◆ **PROBLEM DESCRIPTION**: Quote, verbatim, all material below, without pictures.
□ □ □ □ □
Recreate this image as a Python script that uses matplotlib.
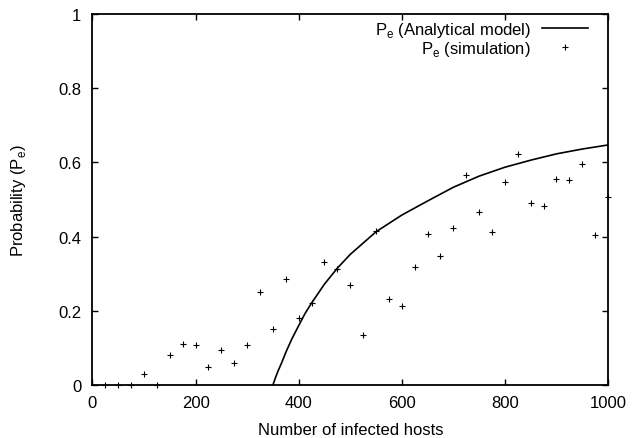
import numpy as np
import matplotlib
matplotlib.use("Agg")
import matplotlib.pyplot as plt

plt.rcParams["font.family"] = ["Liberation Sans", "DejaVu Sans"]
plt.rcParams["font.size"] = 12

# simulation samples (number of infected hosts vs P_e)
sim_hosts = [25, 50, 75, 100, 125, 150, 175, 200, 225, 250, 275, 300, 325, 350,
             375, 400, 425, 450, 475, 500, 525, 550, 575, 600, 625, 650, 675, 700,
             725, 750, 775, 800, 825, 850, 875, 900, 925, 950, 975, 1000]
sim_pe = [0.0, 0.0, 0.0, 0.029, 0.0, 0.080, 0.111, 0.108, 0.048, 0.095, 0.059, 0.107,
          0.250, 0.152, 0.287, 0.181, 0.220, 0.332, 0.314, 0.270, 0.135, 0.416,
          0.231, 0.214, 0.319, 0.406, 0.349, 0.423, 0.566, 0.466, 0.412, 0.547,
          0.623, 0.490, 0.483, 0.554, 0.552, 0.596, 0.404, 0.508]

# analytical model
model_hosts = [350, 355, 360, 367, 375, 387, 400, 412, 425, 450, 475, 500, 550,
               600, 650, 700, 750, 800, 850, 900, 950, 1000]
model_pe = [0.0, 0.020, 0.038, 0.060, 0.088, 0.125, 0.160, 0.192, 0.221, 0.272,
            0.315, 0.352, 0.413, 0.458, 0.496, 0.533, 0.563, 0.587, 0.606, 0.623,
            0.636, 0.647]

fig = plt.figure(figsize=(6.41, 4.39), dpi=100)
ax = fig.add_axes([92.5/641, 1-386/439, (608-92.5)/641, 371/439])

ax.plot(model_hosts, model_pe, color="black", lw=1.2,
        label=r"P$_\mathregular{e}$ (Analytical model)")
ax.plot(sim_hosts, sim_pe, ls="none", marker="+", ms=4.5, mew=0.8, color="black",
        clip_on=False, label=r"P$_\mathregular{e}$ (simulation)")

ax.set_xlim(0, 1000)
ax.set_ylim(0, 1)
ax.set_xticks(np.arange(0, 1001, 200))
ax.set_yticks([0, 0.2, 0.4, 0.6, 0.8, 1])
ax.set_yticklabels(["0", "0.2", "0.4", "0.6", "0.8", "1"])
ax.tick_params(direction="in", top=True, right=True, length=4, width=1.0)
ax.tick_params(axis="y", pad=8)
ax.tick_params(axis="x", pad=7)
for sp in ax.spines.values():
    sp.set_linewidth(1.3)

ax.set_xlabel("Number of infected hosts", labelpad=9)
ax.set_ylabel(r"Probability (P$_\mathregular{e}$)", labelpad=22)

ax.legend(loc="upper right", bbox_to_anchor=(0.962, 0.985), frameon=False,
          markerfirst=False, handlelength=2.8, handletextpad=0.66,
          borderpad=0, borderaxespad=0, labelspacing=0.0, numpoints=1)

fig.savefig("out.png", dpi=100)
□ □ □ □ □
◆ **EXERCISE RESPONSE**:
Recreate this image as a Python script that uses matplotlib.
import numpy as np
import matplotlib
matplotlib.use("Agg")
import matplotlib.pyplot as plt

plt.rcParams["font.family"] = ["Liberation Sans", "DejaVu Sans"]
plt.rcParams["font.size"] = 12

# simulation samples (number of infected hosts vs P_e)
sim_hosts = [25, 50, 75, 100, 125, 150, 175, 200, 225, 250, 275, 300, 325, 350,
             375, 400, 425, 450, 475, 500, 525, 550, 575, 600, 625, 650, 675, 700,
             725, 750, 775, 800, 825, 850, 875, 900, 925, 950, 975, 1000]
sim_pe = [0.0, 0.0, 0.0, 0.029, 0.0, 0.080, 0.111, 0.108, 0.048, 0.095, 0.059, 0.107,
          0.250, 0.152, 0.287, 0.181, 0.220, 0.332, 0.314, 0.270, 0.135, 0.416,
          0.231, 0.214, 0.319, 0.406, 0.349, 0.423, 0.566, 0.466, 0.412, 0.547,
          0.623, 0.490, 0.483, 0.554, 0.552, 0.596, 0.404, 0.508]

# analytical model
model_hosts = [350, 355, 360, 367, 375, 387, 400, 412, 425, 450, 475, 500, 550,
               600, 650, 700, 750, 800, 850, 900, 950, 1000]
model_pe = [0.0, 0.020, 0.038, 0.060, 0.088, 0.125, 0.160, 0.192, 0.221, 0.272,
            0.315, 0.352, 0.413, 0.458, 0.496, 0.533, 0.563, 0.587, 0.606, 0.623,
            0.636, 0.647]

fig = plt.figure(figsize=(6.41, 4.39), dpi=100)
ax = fig.add_axes([92.5/641, 1-386/439, (608-92.5)/641, 371/439])

ax.plot(model_hosts, model_pe, color="black", lw=1.2,
        label=r"P$_\mathregular{e}$ (Analytical model)")
ax.plot(sim_hosts, sim_pe, ls="none", marker="+", ms=4.5, mew=0.8, color="black",
        clip_on=False, label=r"P$_\mathregular{e}$ (simulation)")

ax.set_xlim(0, 1000)
ax.set_ylim(0, 1)
ax.set_xticks(np.arange(0, 1001, 200))
ax.set_yticks([0, 0.2, 0.4, 0.6, 0.8, 1])
ax.set_yticklabels(["0", "0.2", "0.4", "0.6", "0.8", "1"])
ax.tick_params(direction="in", top=True, right=True, length=4, width=1.0)
ax.tick_params(axis="y", pad=8)
ax.tick_params(axis="x", pad=7)
for sp in ax.spines.values():
    sp.set_linewidth(1.3)

ax.set_xlabel("Number of infected hosts", labelpad=9)
ax.set_ylabel(r"Probability (P$_\mathregular{e}$)", labelpad=22)

ax.legend(loc="upper right", bbox_to_anchor=(0.962, 0.985), frameon=False,
          markerfirst=False, handlelength=2.8, handletextpad=0.66,
          borderpad=0, borderaxespad=0, labelspacing=0.0, numpoints=1)

fig.savefig("out.png", dpi=100)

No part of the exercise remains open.